PISANDO TIERRA

Tu fiesta no es evasión. Porque no fue ese el estilo de tu vida. Vas y cumples. Fuiste aprisa hasta Ainkarin. Escuchaste a la anciana pariente, Isabel, anunciar a todos que Dios había decidido que el Mesías tendría Madre y, llena tú del mismo Espíritu, cantaste el Magnificat, que todos hacemos nuestro. Fiados de Dios tu esposo José y tú viajáis, próximo ya el día del alumbramiento, hasta Belén, conocido por los sábados en la Sinagoga, porque un Emperador lo decretaba. Y Dios, por caminos sólo vividos por vosotros os dio a conocer y vivir la maravilla de las maravillas: Dios tiene Madre. Pobre y feliz. Y Tú adoras a tu Hijo.
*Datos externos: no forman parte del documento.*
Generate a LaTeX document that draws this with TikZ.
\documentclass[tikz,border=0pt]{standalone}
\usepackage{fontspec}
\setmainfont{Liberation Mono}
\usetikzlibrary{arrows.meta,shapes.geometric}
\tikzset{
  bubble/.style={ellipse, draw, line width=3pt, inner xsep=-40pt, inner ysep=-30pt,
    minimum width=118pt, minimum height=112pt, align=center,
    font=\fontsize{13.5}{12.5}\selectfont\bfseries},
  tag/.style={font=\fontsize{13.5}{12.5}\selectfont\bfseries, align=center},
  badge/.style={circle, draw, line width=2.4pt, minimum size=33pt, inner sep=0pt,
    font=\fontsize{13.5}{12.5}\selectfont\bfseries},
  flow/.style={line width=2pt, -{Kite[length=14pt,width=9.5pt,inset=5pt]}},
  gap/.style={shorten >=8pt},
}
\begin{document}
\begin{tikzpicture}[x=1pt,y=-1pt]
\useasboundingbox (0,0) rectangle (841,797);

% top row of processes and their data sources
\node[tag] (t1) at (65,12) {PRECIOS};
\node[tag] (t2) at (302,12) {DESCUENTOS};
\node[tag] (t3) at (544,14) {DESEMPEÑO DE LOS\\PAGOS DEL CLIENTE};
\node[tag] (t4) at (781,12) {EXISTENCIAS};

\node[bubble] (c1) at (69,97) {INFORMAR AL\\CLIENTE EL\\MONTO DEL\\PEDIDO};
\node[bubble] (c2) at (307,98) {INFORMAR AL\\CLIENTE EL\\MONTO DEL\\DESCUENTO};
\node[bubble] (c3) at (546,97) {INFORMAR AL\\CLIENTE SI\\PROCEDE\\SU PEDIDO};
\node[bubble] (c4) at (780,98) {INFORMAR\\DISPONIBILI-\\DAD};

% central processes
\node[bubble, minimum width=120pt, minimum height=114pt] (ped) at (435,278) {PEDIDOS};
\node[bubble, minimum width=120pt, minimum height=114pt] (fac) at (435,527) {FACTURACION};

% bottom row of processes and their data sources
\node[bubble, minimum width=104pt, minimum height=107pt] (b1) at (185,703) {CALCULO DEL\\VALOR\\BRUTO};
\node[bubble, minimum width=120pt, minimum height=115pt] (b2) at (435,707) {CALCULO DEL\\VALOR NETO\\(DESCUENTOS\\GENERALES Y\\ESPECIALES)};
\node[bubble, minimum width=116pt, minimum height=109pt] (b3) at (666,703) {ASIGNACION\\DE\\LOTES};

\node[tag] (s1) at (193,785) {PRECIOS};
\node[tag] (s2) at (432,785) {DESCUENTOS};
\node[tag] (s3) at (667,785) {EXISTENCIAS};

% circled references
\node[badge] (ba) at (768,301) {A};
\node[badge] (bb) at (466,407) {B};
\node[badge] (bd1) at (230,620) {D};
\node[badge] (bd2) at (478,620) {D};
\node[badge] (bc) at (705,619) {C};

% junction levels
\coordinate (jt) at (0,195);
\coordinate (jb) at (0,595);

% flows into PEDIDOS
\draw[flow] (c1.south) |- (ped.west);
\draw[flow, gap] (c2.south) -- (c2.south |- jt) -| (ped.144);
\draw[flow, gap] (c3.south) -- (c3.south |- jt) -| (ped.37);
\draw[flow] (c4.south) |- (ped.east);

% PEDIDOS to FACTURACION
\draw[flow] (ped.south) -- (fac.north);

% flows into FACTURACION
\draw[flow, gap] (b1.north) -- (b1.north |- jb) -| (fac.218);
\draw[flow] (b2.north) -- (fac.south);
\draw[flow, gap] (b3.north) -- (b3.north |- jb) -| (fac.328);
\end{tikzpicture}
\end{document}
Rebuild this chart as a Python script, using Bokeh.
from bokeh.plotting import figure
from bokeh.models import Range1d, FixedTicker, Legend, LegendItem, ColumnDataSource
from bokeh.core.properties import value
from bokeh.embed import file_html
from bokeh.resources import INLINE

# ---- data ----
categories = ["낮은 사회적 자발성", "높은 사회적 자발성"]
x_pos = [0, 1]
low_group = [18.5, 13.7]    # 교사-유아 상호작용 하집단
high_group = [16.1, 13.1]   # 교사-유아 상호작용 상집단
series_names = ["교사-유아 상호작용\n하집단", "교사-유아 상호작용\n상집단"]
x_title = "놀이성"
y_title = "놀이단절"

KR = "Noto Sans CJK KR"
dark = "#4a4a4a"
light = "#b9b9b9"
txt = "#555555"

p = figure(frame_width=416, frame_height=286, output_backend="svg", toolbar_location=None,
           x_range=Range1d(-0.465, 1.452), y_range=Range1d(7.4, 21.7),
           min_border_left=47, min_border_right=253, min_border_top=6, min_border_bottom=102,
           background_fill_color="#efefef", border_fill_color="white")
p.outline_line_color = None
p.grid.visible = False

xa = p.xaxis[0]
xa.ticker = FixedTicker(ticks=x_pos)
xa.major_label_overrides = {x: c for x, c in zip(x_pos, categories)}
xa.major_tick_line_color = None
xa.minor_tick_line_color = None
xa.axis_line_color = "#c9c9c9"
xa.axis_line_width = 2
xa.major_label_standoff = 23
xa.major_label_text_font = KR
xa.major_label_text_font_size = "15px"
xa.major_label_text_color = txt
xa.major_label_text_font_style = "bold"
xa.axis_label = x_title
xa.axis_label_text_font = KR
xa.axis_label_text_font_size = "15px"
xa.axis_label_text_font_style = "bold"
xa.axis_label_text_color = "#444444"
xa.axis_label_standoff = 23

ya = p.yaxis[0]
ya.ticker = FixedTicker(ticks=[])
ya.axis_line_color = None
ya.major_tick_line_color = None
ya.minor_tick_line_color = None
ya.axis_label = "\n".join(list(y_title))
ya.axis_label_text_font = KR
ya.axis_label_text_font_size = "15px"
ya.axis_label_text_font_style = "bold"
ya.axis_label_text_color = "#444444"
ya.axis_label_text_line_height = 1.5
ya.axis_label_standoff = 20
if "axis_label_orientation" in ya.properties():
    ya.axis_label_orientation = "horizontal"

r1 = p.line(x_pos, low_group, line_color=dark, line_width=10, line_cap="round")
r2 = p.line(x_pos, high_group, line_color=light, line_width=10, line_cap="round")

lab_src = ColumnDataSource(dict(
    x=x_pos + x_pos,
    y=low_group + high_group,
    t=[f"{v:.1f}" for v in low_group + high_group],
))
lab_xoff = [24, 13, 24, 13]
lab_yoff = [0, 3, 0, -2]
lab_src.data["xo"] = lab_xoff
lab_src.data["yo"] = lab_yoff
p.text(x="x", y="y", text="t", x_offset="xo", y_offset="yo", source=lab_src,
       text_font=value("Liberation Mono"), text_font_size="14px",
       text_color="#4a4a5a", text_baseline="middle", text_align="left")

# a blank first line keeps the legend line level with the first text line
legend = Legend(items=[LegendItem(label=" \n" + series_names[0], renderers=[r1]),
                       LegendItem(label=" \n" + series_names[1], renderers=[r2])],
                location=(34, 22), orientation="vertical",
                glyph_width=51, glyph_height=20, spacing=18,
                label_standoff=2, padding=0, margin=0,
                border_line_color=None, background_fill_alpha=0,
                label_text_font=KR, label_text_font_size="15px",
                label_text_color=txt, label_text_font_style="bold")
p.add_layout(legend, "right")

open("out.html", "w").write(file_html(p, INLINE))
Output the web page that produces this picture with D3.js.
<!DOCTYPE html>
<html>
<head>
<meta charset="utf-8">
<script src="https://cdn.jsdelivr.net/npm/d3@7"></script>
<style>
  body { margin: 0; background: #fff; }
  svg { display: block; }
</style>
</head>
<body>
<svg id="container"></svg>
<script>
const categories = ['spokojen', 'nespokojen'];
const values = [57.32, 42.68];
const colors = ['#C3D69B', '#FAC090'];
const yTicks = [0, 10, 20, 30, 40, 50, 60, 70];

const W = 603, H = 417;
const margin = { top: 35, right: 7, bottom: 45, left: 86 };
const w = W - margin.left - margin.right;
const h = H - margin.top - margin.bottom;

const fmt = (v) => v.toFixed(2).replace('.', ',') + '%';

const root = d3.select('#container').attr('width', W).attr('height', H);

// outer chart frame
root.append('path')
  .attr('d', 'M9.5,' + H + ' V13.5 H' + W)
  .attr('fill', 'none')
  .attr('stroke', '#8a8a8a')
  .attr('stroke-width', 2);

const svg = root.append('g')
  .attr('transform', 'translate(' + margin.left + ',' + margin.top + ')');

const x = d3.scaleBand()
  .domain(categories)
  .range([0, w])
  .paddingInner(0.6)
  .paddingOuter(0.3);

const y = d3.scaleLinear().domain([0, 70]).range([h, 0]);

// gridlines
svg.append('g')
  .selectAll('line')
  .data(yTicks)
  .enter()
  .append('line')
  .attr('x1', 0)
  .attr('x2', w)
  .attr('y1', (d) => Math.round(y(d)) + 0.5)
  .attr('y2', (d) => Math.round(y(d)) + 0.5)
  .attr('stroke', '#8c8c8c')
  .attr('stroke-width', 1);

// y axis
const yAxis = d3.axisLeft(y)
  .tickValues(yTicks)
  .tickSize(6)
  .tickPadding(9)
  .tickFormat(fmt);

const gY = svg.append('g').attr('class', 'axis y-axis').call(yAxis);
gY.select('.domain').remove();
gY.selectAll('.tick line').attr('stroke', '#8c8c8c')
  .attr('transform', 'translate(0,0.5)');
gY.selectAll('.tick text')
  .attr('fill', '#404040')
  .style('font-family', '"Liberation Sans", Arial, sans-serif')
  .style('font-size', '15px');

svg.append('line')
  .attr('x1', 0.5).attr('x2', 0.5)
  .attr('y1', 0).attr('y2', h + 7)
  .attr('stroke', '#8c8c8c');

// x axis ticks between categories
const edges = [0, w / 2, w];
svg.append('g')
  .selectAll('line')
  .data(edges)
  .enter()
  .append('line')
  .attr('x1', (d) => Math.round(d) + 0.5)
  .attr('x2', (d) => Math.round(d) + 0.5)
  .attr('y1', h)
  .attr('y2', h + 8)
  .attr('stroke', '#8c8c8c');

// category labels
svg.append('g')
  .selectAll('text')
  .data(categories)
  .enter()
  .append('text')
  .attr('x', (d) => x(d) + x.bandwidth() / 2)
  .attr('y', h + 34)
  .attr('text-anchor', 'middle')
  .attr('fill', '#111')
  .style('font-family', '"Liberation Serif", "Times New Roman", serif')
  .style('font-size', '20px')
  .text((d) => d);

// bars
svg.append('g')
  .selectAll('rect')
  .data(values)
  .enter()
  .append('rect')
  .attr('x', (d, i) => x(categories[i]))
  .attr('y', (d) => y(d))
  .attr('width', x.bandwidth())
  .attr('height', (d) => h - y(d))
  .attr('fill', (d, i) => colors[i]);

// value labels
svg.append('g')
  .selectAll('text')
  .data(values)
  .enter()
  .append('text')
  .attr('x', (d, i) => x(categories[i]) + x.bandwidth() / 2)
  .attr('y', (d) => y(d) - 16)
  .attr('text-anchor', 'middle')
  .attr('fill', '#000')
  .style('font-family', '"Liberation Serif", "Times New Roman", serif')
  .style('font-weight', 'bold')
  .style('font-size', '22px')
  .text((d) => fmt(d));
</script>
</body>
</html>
Ángeles escogidos de los Coros del Cielo os encuentran limpiando y aderezando todo.

Pastores guardianes en la noche los primeros invitados, y la fiesta es grande, mucho, mucho más que la pobreza.

Dios pobre en tus brazos entra en el Templo; Simeón lleno del Espíritu es el primero en llamarlo “Salvador de todas las naciones”, y en medio de esa solemnidad, te anuncia que el Hijo de Dios va a ser signo de contradicción y que tú sufrirás la espada de dolor de tu Hijo rechazado por muchos.
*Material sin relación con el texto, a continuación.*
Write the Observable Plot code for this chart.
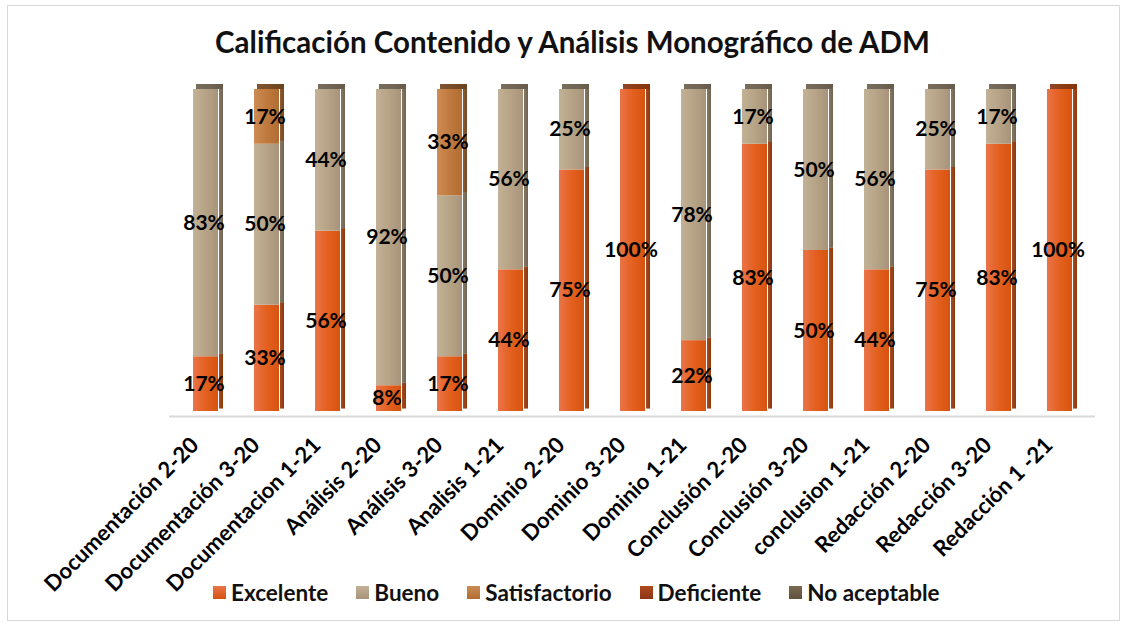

Más tarde, de esas naciones que viera Simeón, llegan los Magos y la adoración del Niño y los regalos son señales de fe y preludio del primer dolor: De noche, aprisa, exiliados a Egipto. ¡Que fieles los anuncios y qué dolorosa la vida en país extranjero…

Y, apenas tu Hijo estrena su tarea con los primeros apóstoles en las bodas en Caná, conocemos tu última voluntad: Haced lo que él os diga.

¡Aprender a pisar tierra de Dios-en-Cristo!